DiffMorph: Text-less Image Morphing with Diffusion Models
Shounak Chatterjee
TL;DR
DiffMorph tackles the problem of artist-driven image morphing without textual prompts by conditioning an initial image with user sketches. It introduces a sketch-to-image pathway (ConditionFlow) that abandons certain spatial skips in ControlNet to emphasize sketch constraints, and it fine-tunes a pre-trained diffusion denoiser with a controlled reconstruction objective to merge multiple concepts. The key contributions are (1) a precise sketch-to-image generator, (2) a single-image-per-concept multi-concept fine-tuning strategy with area-coverage regularization, and (3) an evaluation showing efficient inference times and competitive quality against prompt-based customization methods. The work enables artists to generate high-fidelity morphs by combining concepts through sketches alone, reducing dependence on prompt engineering and expanding creative control.
Abstract
Text-conditioned image generation models are a prevalent use of AI image synthesis, yet intuitively controlling output guided by an artist remains challenging. Current methods require multiple images and textual prompts for each object to specify them as concepts to generate a single customized image. On the other hand, our work, \verb|DiffMorph|, introduces a novel approach that synthesizes images that mix concepts without the use of textual prompts.
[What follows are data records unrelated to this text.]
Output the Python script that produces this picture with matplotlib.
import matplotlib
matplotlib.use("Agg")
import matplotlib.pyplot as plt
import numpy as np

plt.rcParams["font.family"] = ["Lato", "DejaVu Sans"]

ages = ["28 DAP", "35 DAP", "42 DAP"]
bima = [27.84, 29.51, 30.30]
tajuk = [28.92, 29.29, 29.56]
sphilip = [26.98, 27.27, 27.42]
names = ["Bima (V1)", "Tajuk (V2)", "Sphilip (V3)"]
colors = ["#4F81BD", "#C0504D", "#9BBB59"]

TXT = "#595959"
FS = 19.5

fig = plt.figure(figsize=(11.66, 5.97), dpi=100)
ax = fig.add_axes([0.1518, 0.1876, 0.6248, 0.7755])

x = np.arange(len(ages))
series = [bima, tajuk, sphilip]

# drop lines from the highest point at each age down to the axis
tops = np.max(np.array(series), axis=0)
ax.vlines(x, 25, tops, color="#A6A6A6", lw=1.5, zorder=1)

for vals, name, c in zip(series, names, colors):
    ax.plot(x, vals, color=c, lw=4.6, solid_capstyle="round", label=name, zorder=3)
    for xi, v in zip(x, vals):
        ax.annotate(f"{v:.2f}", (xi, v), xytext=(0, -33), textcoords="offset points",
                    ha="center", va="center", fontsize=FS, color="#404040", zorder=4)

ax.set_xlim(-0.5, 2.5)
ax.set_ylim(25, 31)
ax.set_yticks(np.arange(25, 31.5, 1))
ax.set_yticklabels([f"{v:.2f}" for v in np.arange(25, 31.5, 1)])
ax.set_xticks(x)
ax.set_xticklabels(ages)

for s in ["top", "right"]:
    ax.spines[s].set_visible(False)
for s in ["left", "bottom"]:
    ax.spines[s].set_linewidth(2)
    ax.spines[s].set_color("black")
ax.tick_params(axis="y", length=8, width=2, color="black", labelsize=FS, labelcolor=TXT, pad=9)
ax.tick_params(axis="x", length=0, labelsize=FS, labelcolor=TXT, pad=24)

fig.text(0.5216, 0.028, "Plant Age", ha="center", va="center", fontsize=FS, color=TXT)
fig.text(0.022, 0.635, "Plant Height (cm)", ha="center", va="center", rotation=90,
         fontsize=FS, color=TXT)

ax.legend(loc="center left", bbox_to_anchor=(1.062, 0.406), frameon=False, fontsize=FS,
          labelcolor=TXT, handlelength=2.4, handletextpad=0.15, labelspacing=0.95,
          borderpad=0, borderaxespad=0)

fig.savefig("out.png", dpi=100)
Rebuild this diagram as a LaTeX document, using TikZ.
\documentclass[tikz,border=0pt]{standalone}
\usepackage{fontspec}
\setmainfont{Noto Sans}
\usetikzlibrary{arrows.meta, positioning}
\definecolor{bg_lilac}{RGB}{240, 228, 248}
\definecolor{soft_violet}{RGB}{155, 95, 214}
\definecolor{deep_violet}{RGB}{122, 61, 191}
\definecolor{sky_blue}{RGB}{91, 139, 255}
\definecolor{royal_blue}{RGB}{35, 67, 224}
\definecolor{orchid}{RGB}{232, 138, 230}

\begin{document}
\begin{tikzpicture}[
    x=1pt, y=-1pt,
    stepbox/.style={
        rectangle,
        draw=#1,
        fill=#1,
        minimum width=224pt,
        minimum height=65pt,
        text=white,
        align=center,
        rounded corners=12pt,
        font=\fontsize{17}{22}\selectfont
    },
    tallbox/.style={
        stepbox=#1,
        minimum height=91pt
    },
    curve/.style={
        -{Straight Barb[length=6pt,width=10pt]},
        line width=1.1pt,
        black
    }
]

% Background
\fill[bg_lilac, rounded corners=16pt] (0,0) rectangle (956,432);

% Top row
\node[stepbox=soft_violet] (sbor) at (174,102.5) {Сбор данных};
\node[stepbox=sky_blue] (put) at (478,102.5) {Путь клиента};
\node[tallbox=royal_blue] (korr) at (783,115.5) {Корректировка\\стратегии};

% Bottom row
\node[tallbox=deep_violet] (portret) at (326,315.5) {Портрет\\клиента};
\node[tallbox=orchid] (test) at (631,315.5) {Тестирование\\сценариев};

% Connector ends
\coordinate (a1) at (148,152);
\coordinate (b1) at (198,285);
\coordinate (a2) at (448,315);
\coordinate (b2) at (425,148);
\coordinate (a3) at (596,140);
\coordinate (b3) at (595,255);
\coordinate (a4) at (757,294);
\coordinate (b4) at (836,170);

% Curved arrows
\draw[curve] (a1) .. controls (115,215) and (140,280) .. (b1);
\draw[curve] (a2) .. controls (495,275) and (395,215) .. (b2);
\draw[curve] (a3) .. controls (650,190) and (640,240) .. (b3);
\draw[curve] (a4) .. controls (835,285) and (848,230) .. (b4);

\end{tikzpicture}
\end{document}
Our work integrates a sketch-to-image module to incorporate user sketches as input. \verb|DiffMorph| takes an initial image with conditioning artist-drawn sketches to generate a morphed image. We employ a pre-trained text-to-image diffusion model and fine-tune it to reconstruct each image faithfully. We seamlessly merge images and concepts from sketches into a cohesive composition. The image generation capability of our work is demonstrated through our results and a comparison of these with prompt-based image generation.